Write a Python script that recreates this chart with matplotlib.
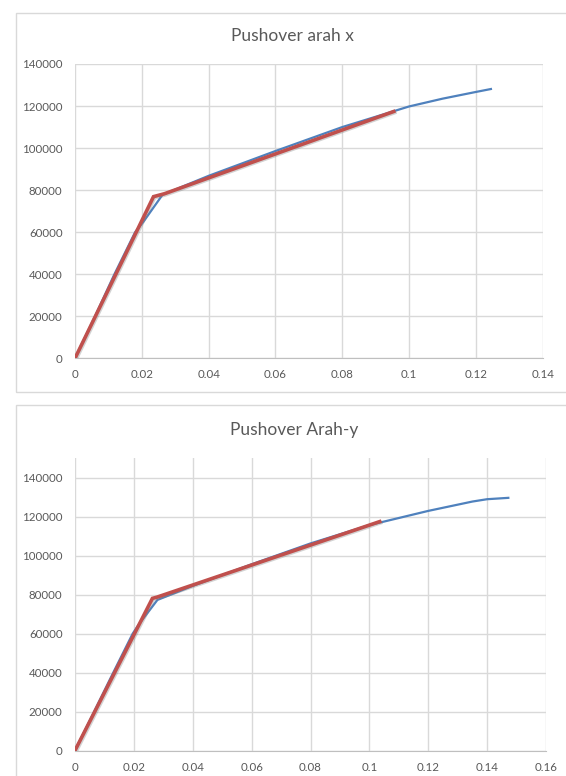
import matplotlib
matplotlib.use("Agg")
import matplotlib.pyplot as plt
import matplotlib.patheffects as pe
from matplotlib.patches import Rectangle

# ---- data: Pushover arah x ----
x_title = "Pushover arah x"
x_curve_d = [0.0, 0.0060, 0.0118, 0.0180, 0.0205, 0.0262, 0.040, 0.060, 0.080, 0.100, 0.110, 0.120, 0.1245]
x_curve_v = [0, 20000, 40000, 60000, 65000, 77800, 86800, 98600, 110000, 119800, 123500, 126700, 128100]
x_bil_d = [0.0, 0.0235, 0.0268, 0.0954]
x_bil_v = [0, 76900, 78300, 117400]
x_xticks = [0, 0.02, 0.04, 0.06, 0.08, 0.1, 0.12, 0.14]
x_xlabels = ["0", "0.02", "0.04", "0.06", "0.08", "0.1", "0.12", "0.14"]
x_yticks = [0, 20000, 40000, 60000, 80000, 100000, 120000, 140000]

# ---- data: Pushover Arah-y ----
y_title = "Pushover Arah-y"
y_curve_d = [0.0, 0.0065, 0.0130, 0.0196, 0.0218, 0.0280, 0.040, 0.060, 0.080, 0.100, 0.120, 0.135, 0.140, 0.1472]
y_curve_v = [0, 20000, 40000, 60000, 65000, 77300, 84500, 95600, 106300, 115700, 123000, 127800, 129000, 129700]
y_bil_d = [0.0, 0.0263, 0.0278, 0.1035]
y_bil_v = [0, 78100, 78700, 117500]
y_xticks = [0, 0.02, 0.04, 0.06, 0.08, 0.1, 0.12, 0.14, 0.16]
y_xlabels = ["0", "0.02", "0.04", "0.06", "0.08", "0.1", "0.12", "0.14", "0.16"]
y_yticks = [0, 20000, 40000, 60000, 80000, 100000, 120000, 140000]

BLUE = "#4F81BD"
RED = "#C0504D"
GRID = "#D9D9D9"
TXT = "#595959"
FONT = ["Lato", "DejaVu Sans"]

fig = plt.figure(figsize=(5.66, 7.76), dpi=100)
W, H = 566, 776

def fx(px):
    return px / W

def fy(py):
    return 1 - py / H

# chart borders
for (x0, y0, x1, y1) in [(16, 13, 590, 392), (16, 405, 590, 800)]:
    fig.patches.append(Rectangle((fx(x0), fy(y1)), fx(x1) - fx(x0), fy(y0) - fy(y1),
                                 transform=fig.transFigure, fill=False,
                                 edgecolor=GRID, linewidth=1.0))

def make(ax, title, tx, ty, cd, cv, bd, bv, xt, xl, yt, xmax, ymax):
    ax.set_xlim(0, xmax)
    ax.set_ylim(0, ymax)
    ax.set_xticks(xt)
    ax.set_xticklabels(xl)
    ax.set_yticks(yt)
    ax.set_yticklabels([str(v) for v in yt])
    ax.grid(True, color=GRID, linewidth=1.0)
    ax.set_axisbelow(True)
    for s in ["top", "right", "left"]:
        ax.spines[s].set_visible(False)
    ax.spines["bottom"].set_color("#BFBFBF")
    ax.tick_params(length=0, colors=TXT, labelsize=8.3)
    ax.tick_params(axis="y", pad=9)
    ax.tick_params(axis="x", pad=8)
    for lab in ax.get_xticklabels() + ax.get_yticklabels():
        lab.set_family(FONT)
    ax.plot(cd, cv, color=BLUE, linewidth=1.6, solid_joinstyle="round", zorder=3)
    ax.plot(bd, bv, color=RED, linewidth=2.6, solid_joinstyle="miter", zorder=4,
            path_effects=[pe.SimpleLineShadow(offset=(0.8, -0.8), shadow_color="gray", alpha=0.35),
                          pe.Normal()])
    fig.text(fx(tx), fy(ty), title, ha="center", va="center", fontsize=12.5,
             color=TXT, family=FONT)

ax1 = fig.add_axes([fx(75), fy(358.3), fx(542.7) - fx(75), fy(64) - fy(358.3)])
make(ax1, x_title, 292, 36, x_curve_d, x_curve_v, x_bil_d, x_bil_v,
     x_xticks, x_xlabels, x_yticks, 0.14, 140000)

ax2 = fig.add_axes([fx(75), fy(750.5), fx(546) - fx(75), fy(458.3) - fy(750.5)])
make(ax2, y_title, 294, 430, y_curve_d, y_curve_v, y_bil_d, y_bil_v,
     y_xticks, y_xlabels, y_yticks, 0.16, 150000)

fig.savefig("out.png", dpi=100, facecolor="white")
# # # # # # #
*Task details:* Restate exactly, please, only the lines between the start of the data and the line containing "from matplotlib.patches import Rectangle", both ends included, skipping the pictures.

*Result for this task:*
Write a Python script that recreates this chart with matplotlib.
import matplotlib
matplotlib.use("Agg")
import matplotlib.pyplot as plt
import matplotlib.patheffects as pe
from matplotlib.patches import Rectangle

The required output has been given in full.